En bas de l’embarcadère, Mia avait débarqué du bateau et s’était éclipsée. Elle semblait sangloter. Derrière elle, Finn était resté sur place, tandis que Brave s’était lancé frénétiquement à la poursuite de Mia. Il n’était pas difficile de deviner ce qui s’était passé sur l’eau.
Carl fulminait. Ce sale gosse ! Comment ose-t-il faire pleurer ma précieuse Mia !
☆☆☆
Dès que Mia était revenue au château, elle s’était terrée dans sa chambre. Erica avait vite compris que quelque chose n’allait pas et s’était dirigée directement vers la chambre de Mia avec Elijah. Cependant, elle était entrée sans son fiancé. Comme il s’agissait d’une chambre de femme, Elijah avait choisi d’attendre à l’extérieur.
Entre ces quatre murs, Mia serrait ses genoux contre sa poitrine en sanglotant. Erica s’était assise à côté d’elle et s’était rapprochée.
« Je vois », dit-elle après avoir entendu les détails. « Tu as donc avoué tes sentiments. »
De grosses larmes roulaient sur les joues de Mia. « C’est juste que… J’aime Monsieur le Chevalier. Je lui ai dit que je voulais être avec lui pour toujours.
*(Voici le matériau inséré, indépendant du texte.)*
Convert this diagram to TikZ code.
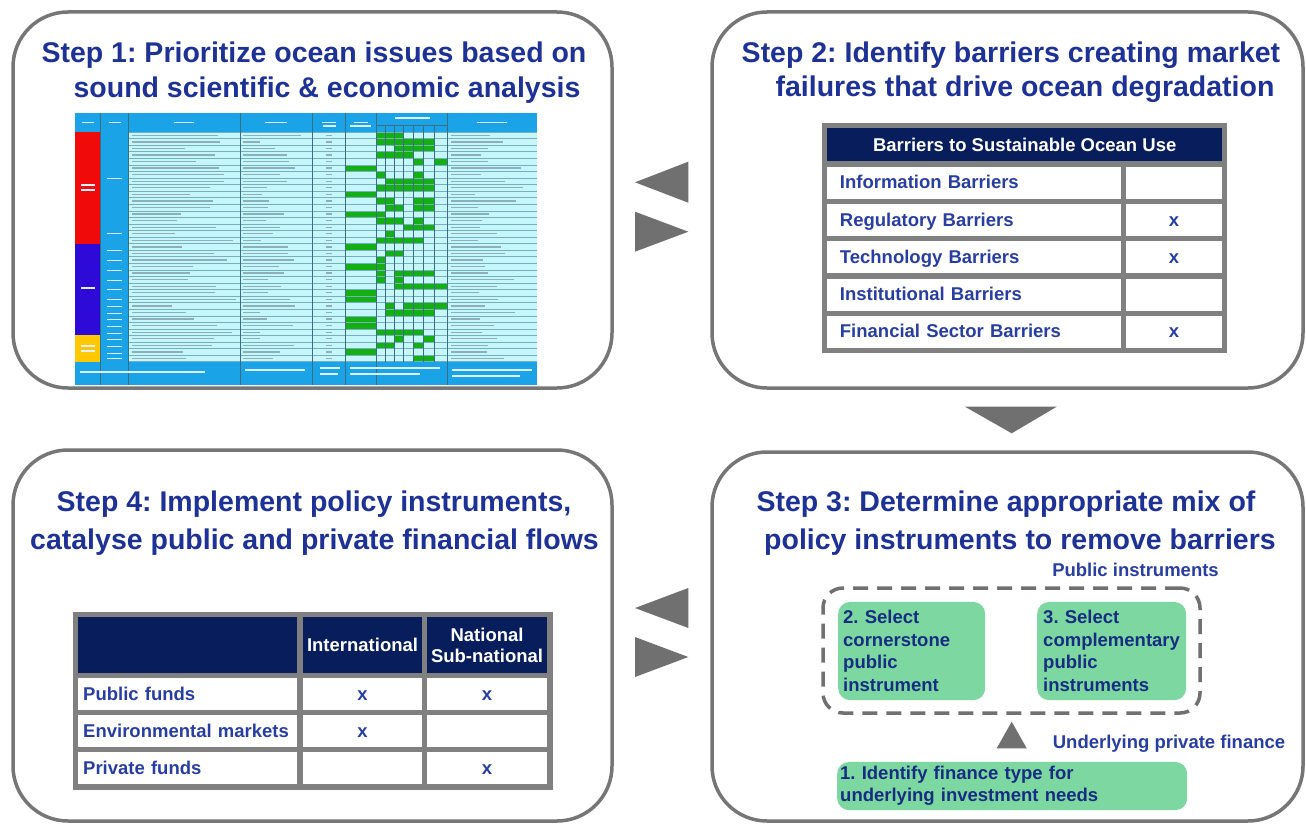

Mais… mais il a dit qu’il ne pouvait pas me voir autrement que comme une petite sœur. »
Pour Mia, partager les sentiments qu’elle nourrissait depuis longtemps était un acte majeur qui changeait sa vie. Hélas, elle s’était heurtée à la froide réalité : Finn la considérait comme un frère ou une sœur. Il avait insisté sur le fait qu’il ne pouvait pas la considérer comme une partenaire romantique. Le choc l’avait frappée comme un raz-de-marée.
Brave se tenait dans un coin de la pièce, après s’être attardé pour garder un œil sur Mia. Depuis, il était agité et nerveux, et il s’était empressé de dire : « Ce n’est pas comme s’il te détestait ! C’est juste que… Je veux dire, vraiment, il… il tient à toi. Beaucoup. Mais pas dans un sens romantique… »
Comment pourrait-il l’expliquer d’une manière qui ne blesserait pas davantage son cœur ? Cette question pesait si lourdement sur Brave qu’il restait incapable de la consoler.
Erica caressa doucement le dos de Mia. « Je suis admirative de ton courage », dit-elle. « C’est incroyable que tu aies partagé tes sentiments avec autant d’honnêteté. Tu es une personne forte, Mia. »
Mia plaça ses bras autour d’Erica, s’accrochant à elle. « Oh, princesse, j’ai juste… J’aime vraiment… Waaaaah ! » Avant qu’elle n’ait pu terminer, elle s’était dissoute dans de violents sanglots.
Erica ne pouvait que tenir l’autre fille tandis qu’elle continuait à la consoler.